Abutments are the crucial supports located at the ends of an arch, responsible for resisting the arch’s outward thrust. They essentially act as anchors, preventing the arch from spreading or collapsing under load. The design of the abutments must be robust enough to withstand both vertical and horizontal forces generated by the arch, ensuring its long-term stability.
The size and design of the abutments depend directly on the magnitude of the thrust and the properties of the surrounding soil or supporting structure. For instance, larger arches or those supporting heavier loads require more massive abutments, possibly incorporating features like buttresses or tie rods to enhance their resistance to outward movement. Insufficient or poorly designed abutments are a primary cause of arch failure.
What materials are commonly used for constructing arch structures, and why?
Historically, stone and brick have been favored materials for arch construction due to their high compressive strength and durability. These materials can effectively withstand the compressive forces inherent in arch structures. The modular nature of bricks and stones also allows for relatively easy construction of complex curved shapes.
Modern arch construction often utilizes reinforced concrete and steel. Reinforced concrete combines the compressive strength of concrete with the tensile strength of steel, making it an ideal material for resisting both compressive and bending forces. Steel, with its exceptional tensile and compressive strength, is particularly useful for creating long-span arches and for applications where weight is a critical factor.
How is the stability of an arch ensured during the construction process?
During arch construction, temporary support systems, known as centering or formwork, are essential to maintain stability. This formwork provides a rigid framework that supports the voussoirs (the wedge-shaped stones or blocks that make up the arch) until the keystone is in place and the mortar has sufficiently cured, allowing the arch to become self-supporting.
The design and construction of the centering must be carefully considered to ensure that it can bear the full weight of the arch during construction. Once the arch is completed and self-supporting, the centering is gradually removed, allowing the arch to transfer its load to the abutments. Premature or uneven removal of the centering can lead to instability and potentially collapse the arch.
What are some common signs that an arch structure is experiencing structural problems?
Visible cracks are a primary indicator of potential structural problems in an arch. These cracks can appear in the arch itself, in the abutments, or at the interface between the arch and its supports. Monitoring the size, location, and orientation of cracks is crucial for determining their severity and the underlying causes.

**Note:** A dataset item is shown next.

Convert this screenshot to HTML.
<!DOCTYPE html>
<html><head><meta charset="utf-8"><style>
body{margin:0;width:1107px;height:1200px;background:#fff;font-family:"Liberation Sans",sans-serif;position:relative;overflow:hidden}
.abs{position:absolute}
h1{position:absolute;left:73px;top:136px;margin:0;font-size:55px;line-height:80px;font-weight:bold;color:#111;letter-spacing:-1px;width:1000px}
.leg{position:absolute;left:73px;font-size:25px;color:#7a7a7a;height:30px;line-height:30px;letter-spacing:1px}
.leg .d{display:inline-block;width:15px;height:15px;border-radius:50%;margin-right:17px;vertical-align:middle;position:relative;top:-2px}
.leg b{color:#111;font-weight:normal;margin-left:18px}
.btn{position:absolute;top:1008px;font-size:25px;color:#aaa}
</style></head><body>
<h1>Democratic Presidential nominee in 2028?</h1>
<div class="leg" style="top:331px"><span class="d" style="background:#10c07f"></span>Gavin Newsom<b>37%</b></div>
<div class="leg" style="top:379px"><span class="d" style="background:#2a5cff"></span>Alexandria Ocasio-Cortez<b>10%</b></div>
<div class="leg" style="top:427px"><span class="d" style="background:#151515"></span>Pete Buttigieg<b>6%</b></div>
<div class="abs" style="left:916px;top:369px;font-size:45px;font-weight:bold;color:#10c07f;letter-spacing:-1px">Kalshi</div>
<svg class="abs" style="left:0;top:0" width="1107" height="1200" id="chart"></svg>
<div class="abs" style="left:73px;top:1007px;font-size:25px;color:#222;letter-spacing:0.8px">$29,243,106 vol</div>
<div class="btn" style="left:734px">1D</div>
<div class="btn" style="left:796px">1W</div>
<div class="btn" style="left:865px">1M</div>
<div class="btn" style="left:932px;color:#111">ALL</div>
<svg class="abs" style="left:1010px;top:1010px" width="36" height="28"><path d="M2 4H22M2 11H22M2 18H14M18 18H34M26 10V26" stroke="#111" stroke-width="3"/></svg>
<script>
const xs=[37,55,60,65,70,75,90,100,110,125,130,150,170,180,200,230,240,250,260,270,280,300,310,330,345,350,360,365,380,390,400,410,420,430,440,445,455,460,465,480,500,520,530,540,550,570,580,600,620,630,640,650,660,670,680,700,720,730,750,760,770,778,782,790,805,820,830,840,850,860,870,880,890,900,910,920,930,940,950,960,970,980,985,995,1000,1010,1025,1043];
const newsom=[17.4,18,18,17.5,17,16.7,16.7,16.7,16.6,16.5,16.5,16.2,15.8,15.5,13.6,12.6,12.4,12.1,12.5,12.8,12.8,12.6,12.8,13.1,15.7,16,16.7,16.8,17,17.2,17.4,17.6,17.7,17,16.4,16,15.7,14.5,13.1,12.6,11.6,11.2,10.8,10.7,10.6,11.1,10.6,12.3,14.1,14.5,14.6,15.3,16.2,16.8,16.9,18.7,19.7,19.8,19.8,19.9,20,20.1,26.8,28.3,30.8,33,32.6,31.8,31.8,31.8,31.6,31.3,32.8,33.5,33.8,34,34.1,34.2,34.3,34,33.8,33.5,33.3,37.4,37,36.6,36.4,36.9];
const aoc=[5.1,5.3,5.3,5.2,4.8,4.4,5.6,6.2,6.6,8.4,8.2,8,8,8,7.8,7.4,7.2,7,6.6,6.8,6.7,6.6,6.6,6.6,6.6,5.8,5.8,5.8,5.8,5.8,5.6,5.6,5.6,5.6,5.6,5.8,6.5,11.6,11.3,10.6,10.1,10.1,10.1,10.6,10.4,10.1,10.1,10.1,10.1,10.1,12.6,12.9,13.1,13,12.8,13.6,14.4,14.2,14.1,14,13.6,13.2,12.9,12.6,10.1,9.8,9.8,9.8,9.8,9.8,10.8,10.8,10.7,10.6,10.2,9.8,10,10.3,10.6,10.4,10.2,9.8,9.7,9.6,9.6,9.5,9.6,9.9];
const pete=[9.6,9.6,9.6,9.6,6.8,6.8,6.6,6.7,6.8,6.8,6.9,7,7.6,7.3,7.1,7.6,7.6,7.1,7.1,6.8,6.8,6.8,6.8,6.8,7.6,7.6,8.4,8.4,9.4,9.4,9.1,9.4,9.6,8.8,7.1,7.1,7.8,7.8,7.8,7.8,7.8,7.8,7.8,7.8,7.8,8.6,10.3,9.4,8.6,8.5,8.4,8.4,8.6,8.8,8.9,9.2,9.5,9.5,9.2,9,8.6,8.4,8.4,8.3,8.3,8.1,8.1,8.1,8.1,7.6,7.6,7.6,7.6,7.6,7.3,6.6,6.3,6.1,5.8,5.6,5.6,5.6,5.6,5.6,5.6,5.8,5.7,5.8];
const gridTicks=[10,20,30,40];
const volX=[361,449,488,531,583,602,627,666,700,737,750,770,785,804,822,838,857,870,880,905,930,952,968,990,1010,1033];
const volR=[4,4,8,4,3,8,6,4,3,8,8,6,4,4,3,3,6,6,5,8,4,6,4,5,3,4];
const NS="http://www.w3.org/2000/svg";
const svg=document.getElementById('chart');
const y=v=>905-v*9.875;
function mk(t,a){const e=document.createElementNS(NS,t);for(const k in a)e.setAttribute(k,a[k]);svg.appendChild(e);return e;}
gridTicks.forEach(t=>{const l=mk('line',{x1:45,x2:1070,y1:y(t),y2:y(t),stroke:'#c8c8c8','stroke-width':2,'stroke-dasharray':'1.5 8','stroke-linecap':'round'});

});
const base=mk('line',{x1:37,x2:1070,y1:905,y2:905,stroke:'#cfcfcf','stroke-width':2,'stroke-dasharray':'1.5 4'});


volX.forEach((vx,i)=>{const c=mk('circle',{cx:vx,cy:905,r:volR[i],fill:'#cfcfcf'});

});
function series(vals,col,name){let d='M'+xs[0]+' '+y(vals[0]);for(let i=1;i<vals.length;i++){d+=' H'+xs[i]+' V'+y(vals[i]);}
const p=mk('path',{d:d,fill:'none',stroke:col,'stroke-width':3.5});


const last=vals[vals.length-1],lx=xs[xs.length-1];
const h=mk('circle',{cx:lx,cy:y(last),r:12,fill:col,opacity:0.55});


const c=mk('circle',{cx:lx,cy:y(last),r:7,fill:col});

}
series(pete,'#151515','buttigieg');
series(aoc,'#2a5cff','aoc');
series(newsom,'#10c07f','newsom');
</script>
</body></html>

Other signs of distress include deformation of the arch’s shape, such as sagging or bulging, and displacement of the abutments. Moisture damage, spalling (the breaking away of surface layers), and deterioration of the mortar joints can also weaken the arch’s structure. Regular inspections and prompt repairs are essential for preventing minor issues from escalating into major structural failures.
How can modern technology be used to monitor and maintain arch structures?

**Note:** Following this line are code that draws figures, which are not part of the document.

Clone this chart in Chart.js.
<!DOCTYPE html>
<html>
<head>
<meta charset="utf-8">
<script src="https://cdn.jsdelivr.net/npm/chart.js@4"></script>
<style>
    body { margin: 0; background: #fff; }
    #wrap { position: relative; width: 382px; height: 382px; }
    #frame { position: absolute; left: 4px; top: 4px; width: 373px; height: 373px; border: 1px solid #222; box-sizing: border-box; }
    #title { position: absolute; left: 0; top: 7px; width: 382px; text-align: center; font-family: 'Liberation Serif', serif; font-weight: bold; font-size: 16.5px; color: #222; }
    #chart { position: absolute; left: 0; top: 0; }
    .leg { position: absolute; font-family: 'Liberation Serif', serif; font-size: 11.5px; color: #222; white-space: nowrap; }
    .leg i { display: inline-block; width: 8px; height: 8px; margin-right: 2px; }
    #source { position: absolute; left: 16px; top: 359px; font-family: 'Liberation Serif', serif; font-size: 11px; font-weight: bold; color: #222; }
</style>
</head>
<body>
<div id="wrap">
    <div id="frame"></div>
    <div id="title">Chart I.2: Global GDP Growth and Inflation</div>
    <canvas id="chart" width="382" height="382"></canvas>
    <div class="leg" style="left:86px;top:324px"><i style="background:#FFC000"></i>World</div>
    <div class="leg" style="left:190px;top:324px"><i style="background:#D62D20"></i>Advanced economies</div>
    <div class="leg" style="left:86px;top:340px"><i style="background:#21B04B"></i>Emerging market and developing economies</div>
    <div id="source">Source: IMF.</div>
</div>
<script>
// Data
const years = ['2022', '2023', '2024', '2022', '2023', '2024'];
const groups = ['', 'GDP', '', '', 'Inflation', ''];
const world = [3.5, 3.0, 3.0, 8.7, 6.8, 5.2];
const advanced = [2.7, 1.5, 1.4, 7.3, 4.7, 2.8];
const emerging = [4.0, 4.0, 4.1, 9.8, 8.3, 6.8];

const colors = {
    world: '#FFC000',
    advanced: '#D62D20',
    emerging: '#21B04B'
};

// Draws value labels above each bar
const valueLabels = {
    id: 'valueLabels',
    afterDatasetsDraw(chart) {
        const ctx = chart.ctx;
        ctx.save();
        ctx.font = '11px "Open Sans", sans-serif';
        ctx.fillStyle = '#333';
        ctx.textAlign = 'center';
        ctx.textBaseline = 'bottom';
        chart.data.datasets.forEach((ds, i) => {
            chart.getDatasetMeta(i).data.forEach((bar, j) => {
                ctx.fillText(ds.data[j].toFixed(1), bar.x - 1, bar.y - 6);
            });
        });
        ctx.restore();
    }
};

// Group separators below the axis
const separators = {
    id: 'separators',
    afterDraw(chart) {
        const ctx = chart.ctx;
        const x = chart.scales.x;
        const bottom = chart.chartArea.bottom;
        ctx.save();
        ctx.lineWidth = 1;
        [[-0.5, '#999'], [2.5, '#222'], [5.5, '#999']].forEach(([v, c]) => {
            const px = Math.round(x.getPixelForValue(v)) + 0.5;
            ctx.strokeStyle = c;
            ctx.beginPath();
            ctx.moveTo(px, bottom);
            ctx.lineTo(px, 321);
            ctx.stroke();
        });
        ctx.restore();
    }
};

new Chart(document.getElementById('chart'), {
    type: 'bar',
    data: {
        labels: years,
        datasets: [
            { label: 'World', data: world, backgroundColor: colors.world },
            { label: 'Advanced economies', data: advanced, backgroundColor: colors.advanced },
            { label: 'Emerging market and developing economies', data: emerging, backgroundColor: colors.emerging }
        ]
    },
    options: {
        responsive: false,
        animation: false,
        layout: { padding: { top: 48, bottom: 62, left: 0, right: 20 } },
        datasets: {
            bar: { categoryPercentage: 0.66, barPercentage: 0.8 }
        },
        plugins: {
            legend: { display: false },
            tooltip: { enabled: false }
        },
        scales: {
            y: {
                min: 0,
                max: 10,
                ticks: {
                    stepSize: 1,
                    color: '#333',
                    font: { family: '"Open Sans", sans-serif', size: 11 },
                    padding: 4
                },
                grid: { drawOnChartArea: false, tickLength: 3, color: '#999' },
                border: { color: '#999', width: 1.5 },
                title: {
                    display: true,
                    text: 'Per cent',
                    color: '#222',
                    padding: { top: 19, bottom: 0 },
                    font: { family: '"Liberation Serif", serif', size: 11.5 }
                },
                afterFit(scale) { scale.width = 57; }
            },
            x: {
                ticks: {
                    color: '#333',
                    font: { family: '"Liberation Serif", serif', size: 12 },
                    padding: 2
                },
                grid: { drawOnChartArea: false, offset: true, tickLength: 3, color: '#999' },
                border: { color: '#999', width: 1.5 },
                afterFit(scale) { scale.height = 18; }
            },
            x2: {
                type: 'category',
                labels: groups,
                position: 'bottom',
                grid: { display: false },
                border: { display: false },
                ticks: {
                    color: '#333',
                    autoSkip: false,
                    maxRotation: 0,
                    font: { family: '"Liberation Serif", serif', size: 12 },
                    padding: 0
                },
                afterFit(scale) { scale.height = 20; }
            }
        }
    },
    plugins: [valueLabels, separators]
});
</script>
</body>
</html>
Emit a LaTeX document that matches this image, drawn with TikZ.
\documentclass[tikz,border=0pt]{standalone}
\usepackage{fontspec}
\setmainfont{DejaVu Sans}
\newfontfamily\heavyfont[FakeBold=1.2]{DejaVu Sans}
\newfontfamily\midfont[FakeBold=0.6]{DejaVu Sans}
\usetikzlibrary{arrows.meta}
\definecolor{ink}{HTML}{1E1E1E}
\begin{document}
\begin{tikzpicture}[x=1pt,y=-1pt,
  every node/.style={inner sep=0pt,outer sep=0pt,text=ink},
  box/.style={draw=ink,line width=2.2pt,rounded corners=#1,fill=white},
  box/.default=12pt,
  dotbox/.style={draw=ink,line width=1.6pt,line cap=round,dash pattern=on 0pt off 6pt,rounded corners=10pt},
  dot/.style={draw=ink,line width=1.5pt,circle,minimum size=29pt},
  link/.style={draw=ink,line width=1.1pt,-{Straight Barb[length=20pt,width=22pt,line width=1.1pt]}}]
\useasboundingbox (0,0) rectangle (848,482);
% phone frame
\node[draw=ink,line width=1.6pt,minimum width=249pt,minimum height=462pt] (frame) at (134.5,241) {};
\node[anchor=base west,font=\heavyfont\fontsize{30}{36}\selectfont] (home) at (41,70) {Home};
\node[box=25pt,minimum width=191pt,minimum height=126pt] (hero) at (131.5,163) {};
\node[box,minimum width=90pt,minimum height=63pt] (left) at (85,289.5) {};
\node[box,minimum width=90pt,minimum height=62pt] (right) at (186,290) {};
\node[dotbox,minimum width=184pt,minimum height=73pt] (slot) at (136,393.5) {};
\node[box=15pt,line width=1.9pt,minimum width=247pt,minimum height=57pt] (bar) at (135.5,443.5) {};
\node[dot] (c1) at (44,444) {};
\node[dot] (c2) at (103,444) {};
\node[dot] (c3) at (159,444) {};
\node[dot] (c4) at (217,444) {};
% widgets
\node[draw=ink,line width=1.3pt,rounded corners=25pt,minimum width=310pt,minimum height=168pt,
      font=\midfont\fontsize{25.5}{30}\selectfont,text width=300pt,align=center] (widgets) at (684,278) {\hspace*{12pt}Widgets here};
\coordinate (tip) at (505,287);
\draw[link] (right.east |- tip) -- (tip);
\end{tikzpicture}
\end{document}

Modern technology offers sophisticated methods for monitoring the structural health of arches. Sensors embedded within the arch or abutments can continuously measure stress, strain, and displacement, providing real-time data on the arch’s performance under various loading conditions. This data can be used to identify potential problems early on and to optimize maintenance schedules.
Non-destructive testing (NDT) techniques, such as ground-penetrating radar (GPR) and ultrasonic testing, can be used to assess the internal condition of the arch without causing damage. These methods can detect hidden cracks, voids, and other defects that are not visible to the naked eye. Drones equipped with high-resolution cameras can also be used to conduct visual inspections of hard-to-reach areas, providing detailed images and videos for analysis.